Locate and copy all lines bearing the word "document".

> _EXTRACTED DATA_:
= = = =

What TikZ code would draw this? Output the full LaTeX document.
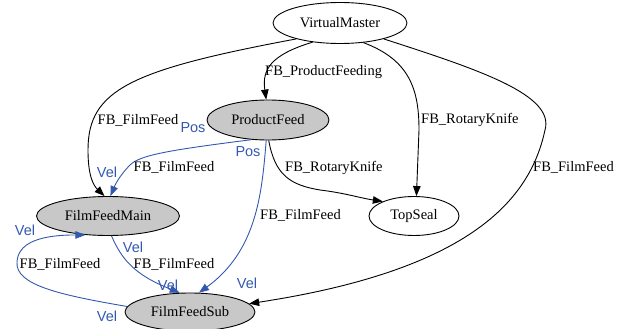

= = = =

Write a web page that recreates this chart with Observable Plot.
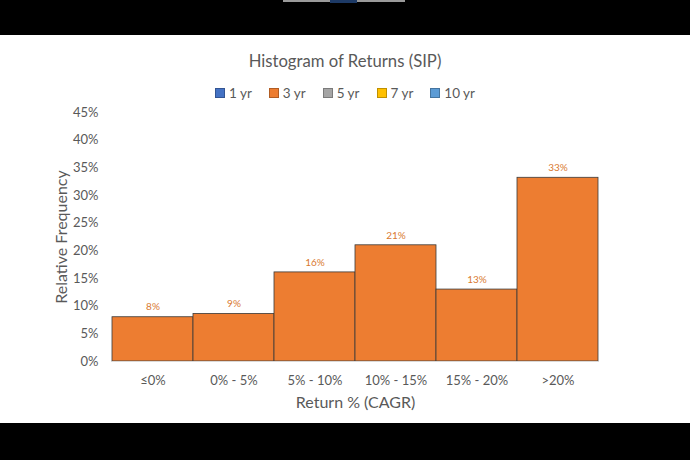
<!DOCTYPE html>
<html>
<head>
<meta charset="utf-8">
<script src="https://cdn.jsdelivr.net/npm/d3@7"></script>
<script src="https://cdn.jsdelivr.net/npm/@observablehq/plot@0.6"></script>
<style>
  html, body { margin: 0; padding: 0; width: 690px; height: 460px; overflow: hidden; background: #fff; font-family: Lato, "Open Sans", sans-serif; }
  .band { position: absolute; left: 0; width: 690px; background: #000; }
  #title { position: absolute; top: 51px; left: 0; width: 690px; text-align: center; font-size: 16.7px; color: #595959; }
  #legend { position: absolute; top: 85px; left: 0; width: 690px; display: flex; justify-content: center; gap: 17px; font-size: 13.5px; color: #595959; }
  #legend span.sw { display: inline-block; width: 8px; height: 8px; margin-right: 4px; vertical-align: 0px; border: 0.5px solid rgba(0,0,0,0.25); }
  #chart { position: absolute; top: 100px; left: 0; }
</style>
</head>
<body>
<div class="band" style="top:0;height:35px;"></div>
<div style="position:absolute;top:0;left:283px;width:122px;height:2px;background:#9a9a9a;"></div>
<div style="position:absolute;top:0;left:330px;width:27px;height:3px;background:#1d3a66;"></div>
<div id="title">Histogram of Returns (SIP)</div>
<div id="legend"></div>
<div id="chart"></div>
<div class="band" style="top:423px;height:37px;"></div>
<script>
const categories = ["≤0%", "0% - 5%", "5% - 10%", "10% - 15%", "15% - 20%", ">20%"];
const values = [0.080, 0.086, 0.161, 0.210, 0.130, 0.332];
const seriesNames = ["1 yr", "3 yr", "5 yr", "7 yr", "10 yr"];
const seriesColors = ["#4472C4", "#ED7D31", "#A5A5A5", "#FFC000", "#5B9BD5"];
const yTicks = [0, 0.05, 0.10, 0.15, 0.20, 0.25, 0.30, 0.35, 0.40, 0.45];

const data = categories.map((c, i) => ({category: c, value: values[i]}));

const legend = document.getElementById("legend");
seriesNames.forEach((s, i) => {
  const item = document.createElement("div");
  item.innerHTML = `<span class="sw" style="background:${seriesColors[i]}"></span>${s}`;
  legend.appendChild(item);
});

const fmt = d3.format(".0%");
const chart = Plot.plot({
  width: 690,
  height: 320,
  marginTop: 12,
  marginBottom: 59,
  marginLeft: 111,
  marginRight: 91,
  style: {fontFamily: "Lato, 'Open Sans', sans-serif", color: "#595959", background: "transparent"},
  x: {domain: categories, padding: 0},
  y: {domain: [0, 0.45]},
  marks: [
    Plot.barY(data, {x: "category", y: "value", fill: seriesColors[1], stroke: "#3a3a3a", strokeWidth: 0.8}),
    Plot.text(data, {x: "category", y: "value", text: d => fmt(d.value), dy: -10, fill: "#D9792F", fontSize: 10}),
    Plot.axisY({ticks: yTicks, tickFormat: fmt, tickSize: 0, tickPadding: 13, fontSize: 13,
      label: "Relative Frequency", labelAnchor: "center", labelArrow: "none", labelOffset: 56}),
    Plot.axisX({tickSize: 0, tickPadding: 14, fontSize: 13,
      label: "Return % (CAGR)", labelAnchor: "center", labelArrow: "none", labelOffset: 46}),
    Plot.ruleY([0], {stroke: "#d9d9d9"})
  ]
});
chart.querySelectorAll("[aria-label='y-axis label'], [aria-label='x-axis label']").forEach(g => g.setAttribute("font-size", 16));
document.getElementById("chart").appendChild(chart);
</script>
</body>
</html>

= = = =

> _CORRECT ANSWER_:
What TikZ code would draw this? Output the full LaTeX document.
const legend = document.getElementById("legend");
  const item = document.createElement("div");
document.getElementById("chart").appendChild(chart);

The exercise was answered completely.